DENR Secretary Roy Cimatu, asked to comment on concerns expressed by the Department of Health that inhaling dolomite could lead to respiratory illnesses, stoutly defended the program during the House deliberations on the DENR budget last Tuesday. The dolomite particles were three times bigger than regular sand and won’t go up in the air, the former military chief of staff maintained. (The DOH later backtracked and supported Cimatu’s line.) Also, the crushed dolomite would supposedly help lower the acidity of the notoriously toxic waters of Manila Bay.
But while Antiporda, Roque, and Cimatu are waxing poetic about the beautification project, environmental groups, academics, and legislators are seeing red.
Oceana Philippines blasted the white-sand dumping for being “a total waste of people’s money”; the sand would be simply washed away by big waves and would mix with the black sand that is a natural element of Manila Bay, it pointed out.
Geologist Dr.
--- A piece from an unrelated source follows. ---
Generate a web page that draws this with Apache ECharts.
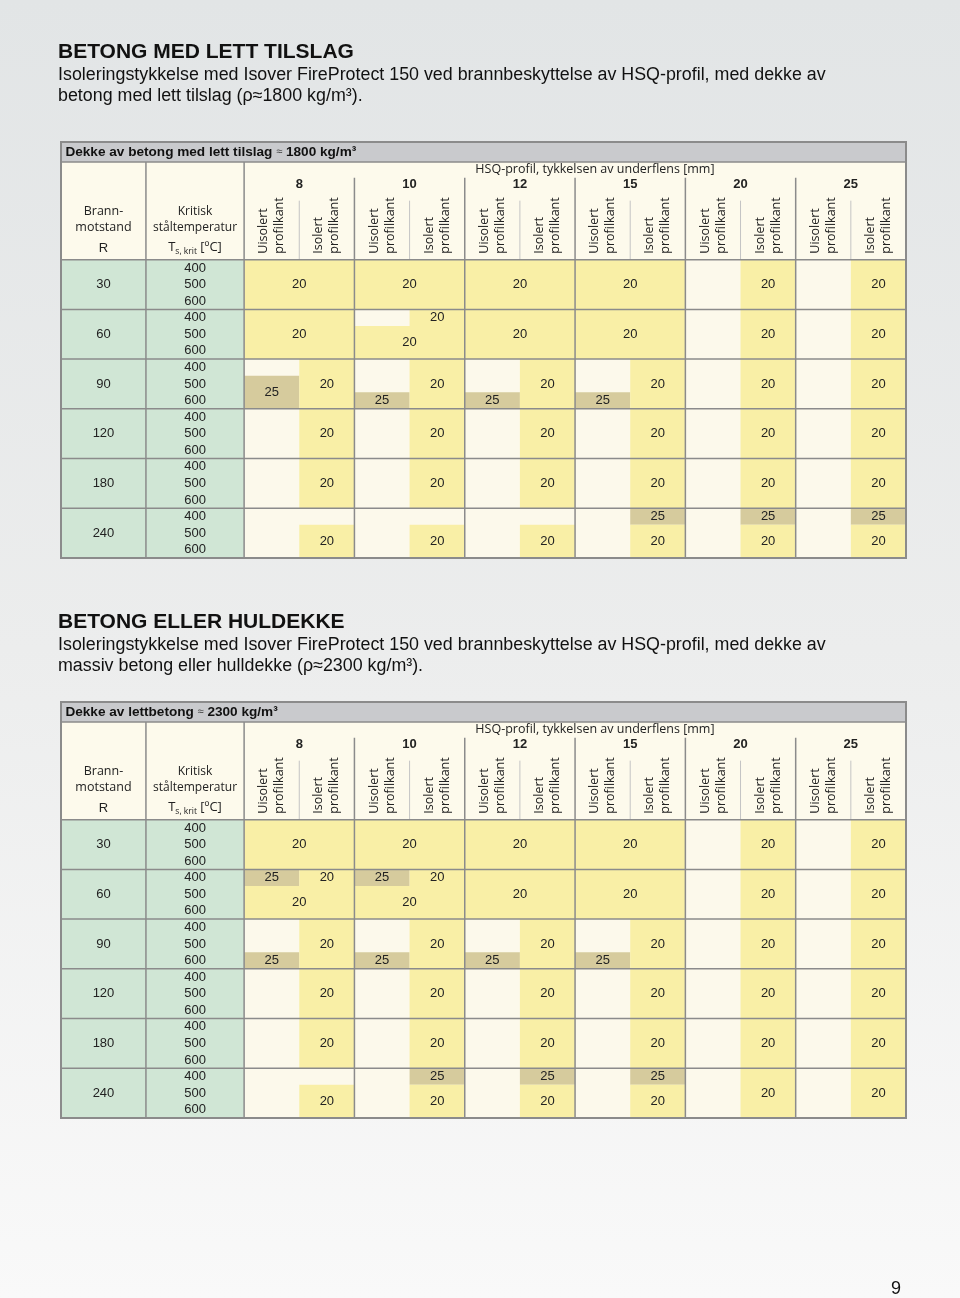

Carlo Arcilla of the UP National Institute of Geological Sciences seconded that view and projected that the sand would be gone in just a year: “Kapag dumating [ang bagyo] at may isang nataon kahit hindi malakas dumaan ng Manila Bay, tanggal lahat ’yan… Sigurado itong mawawala.”
The project is unnecessary, protested Greenpeace Philippines, as the “white sand” would simply sit on top of the “uncleaned environment” in the area caused by the unabated urban trash and raw sewage disgorged into Manila Bay every day by the millions of residents of Metro Manila and nearby provinces.
Was careful study done before the project got greenlighted? DENR Undersecretary Jonas Leones admitted during the House deliberations on the DENR budget this week that the “beach nourishment” project was not part of the Manila Bay Sustainable Development Master Plan adopted by the National Economic and Development Authority. Neither was it included in the Manila Bay rehabilitation plan posted on the DENR website.
Rep. Ruffy Biazon pressed the DENR for a copy of any study on the feasibility and scientific justification for the project, but the agency was unable to produce any. The DENR may have also violated its own rules when the Mines and Geosciences Bureau in Central Visayas issued a permit to transport the crushed dolomite from the municipality of Alcoy in Cebu to Manila, without prior consultation with the town or the provincial government of Cebu. Cebu Governor Gwendolyn Garcia has ordered a halt to the mining operations in Alcoy.
Per Sen. Nancy Binay’s blunt assessment: “Walang public consultation, walang environmental clearance, hilaw ang EIA/EIS, at malinaw na bara-bara at ’di comprehensive ang plano.”
The DENR may have good intentions in pursuing the rehabilitation of Manila Bay, but the nature of this particular project, let alone the timing — in the middle of the worst public health crisis and economic downturn in the country’s history, with millions of citizens begging for aid and when every cent of public money should count and cannot be frittered away on ill-considered expenditures (President Duterte on several occasions now: “Wala na tayong pera”)—smacks of a glaring obtuseness and detachment from reality.
Education Secretary Leonor Briones, for instance, said that if the DepEd got instead the millions allocated for the project, they would have gone to purchasing gadgets and producing modules for students and teachers forced to do their classes online. Now, all that money may end up washed out to sea along with the ersatz Boracay beach in Manila Bay.